The system records all cameras in the system 24/7, and those data are held for 30 days which means that activity in any intersection can be recalled and viewed. A whole accident, including the situation of the lights at the time, can be reviewed which is huge advantage in terms of police and insurance investigations as well as traffic research. This is something rarely available previously.
Unable to monitor all of the cameras at once, the operators monitor twitter at their work-stations, which often provides the first notice of an accident. They also monitor traffic radio stations and “Google Traffic” for indications of problems. Then it’s simply a matter of bringing up the intersection in question. In future they would like to incorporate software that can detect crashes. When the computer sees no movement in an intersection for a period of time, two minutes for example, it will alert operators of a possible accident.
As part of the management of traffic, the city is introducing Coordinated Traffic Corridors in Surrey, where traffic flow is calibrated by the system’s computers, and lights all along a street (corridor) are operated based on the number and speed of vehicles.

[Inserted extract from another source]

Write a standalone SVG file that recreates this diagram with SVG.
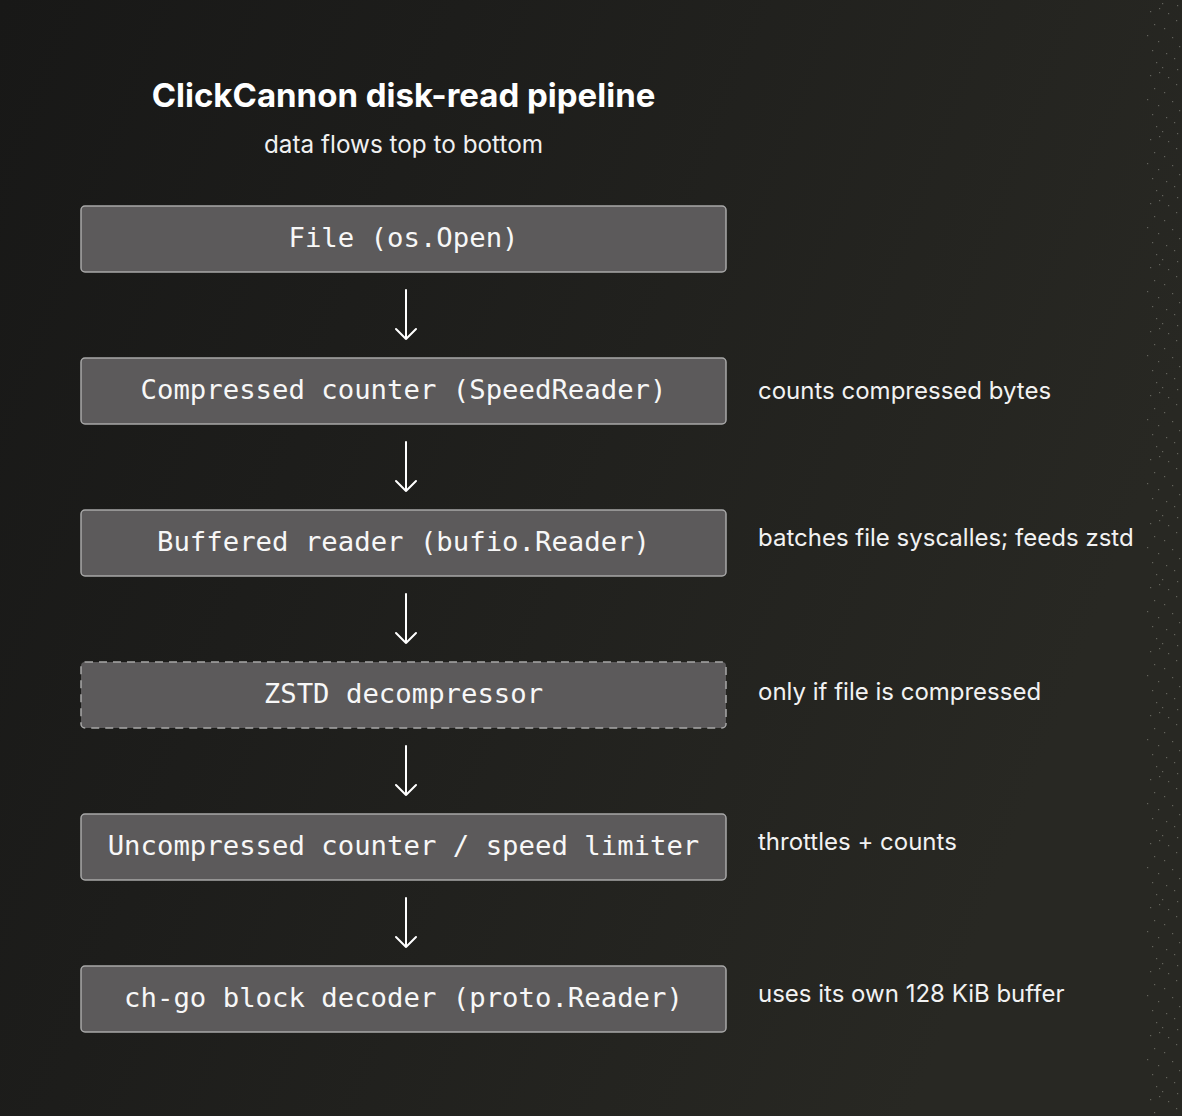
<svg xmlns="http://www.w3.org/2000/svg" width="1182" height="1116" viewBox="0 0 1182 1116">
  <defs>
    <linearGradient id="bg" x1="0" y1="0" x2="1" y2="0.35">
      <stop offset="0" stop-color="#181817"/>
      <stop offset="0.35" stop-color="#1d1d1b"/>
      <stop offset="1" stop-color="#282823"/>
    </linearGradient>
    <pattern id="dots" x="1146" y="8" width="36" height="64" patternUnits="userSpaceOnUse">
      <g fill="#8a8a82">
        <rect x="4" y="3" width="1.2" height="1.2"/>
        <rect x="13" y="0" width="1.2" height="1.2"/>
        <rect x="22" y="5" width="1.2" height="1.2"/>
        <rect x="30" y="12" width="1.2" height="1.2"/>
        <rect x="8" y="16" width="1.2" height="1.2"/>
        <rect x="18" y="20" width="1.2" height="1.2"/>
        <rect x="1" y="27" width="1.2" height="1.2"/>
        <rect x="26" y="29" width="1.2" height="1.2"/>
        <rect x="12" y="33" width="1.2" height="1.2"/>
        <rect x="33" y="38" width="1.2" height="1.2"/>
        <rect x="6" y="42" width="1.2" height="1.2"/>
        <rect x="20" y="45" width="1.2" height="1.2"/>
        <rect x="28" y="50" width="1.2" height="1.2"/>
        <rect x="10" y="54" width="1.2" height="1.2"/>
        <rect x="16" y="59" width="1.2" height="1.2"/>
        <rect x="31" y="61" width="1.2" height="1.2"/>
      </g>
    </pattern>
  </defs>
  <style>
    .node rect { fill: #5c5a5b; stroke: #a8a8a8; stroke-width: 1.5; }
    .node.dashed rect { stroke-dasharray: 8 6; }
    .node text { font-family: "DejaVu Sans Mono", "Liberation Mono", monospace; font-size: 27.3px; fill: #f7f7f7; text-anchor: middle; }
    .note { font-family: Inter, "Liberation Sans", sans-serif; font-size: 24px; fill: #f2f2f2; }
    .title { font-family: Inter, "Liberation Sans", sans-serif; font-size: 33px; font-weight: 700; fill: #ffffff; text-anchor: middle; }
    .sub { font-family: Inter, "Liberation Sans", sans-serif; font-size: 24.3px; fill: #f0f0f0; text-anchor: middle; }
    .conn path { fill: none; stroke: #ffffff; stroke-width: 2; stroke-linecap: round; stroke-linejoin: round; }
  </style>
  <rect width="1182" height="1116" fill="url(#bg)"/>
  <rect x="1146" y="0" width="36" height="1116" fill="url(#dots)" opacity="0.6"/>

  <text class="title" x="403.5" y="107">ClickCannon disk-read pipeline</text>
  <text class="sub" x="403.5" y="153">data flows top to bottom</text>

  <g id="n1" class="node">
    <rect x="81" y="206" width="645" height="66" rx="4"/>
    <text x="403.5" y="247">File (os.Open)</text>
  </g>
  <g id="n2" class="node">
    <rect x="81" y="358" width="645" height="66" rx="4"/>
    <text x="403.5" y="399">Compressed counter (SpeedReader)</text>
  </g>
  <g id="n3" class="node">
    <rect x="81" y="510" width="645" height="66" rx="4"/>
    <text x="403.5" y="551">Buffered reader (bufio.Reader)</text>
  </g>
  <g id="n4" class="node dashed">
    <rect x="81" y="662" width="645" height="66" rx="4"/>
    <text x="403.5" y="703">ZSTD decompressor</text>
  </g>
  <g id="n5" class="node">
    <rect x="81" y="814" width="645" height="66" rx="4"/>
    <text x="403.5" y="855">Uncompressed counter / speed limiter</text>
  </g>
  <g id="n6" class="node">
    <rect x="81" y="966" width="645" height="66" rx="4"/>
    <text x="403.5" y="1007">ch-go block decoder (proto.Reader)</text>
  </g>

  <g id="notes">
    <text class="note" x="758" y="399">counts compressed bytes</text>
    <text class="note" x="758" y="546">batches file syscalles; feeds zstd</text>
    <text class="note" x="758" y="700">only if file is compressed</text>
    <text class="note" x="758" y="850">throttles + counts</text>
    <text class="note" x="758" y="1002">uses its own 128 KiB buffer</text>
  </g>

  <g id="connectors" class="conn">
    <path d="M406 290 V339 M396 329 L406 339 L416 329"/>
    <path d="M406 442 V491 M396 481 L406 491 L416 481"/>
    <path d="M406 594 V643 M396 633 L406 643 L416 633"/>
    <path d="M406 746 V795 M396 785 L406 795 L416 785"/>
    <path d="M406 898 V947 M396 937 L406 947 L416 937"/>
  </g>
</svg>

Currently the city has 30 such corridors in operation. Taking it to the next level, the city is now introducing Adaptive Coordinated Corridors. It’s the first city in North America to operate a real time adaptive system. The first of these systems is in operation along 72nd Avenue where, put simplistically, computers monitor traffic flow at each intersection along the corridor, in all four directions, then manage the flow to its optimum. It will be expanded as time goes on.
It’s an exciting development in the city that is actively pursuing innovation, but it does need drivers to ensure they are engaging the in-road sensors. Some drivers are stopping well short of stop lines at intersections, sometimes by as much as a full car length. This means vehicles are not engaging the road sensors so the system can’t properly assess the need for left turn signals or length of lights.
“You can see the sensors on the road,” said Rezazadah. “They are the black circles and occasionally rectangles, which contain the sensors, and when people don’t pull up to stop lines, where they’re located, the system can’t work it’s best.”
Petrovic said the centre is currently staffed by his Traffic Signal Group who are seven full time people that do regular traffic operations in the office as well as a 3 hour shift in the centre. Although all cameras are recording 24/7, the centre is staffed from 6:30 am to 6:30 pm. He said ultimately the TMC will be staffed around the clock and at that time they will likely go with a full time dedicated traffic centre staff.
And speaking of the future, when the Light Rail system goes into place, the system will also be able to manage the traffic around the movement of the trains to maximize intersection control along the LRT right of way, and contribute to a high level of safety along the train routes as well as for buses.
The investment in the TMC to date is about $2.7 million, which has made Surrey a leader in Canada because they are not just monitoring the traffic in Surrey, they are actively managing it.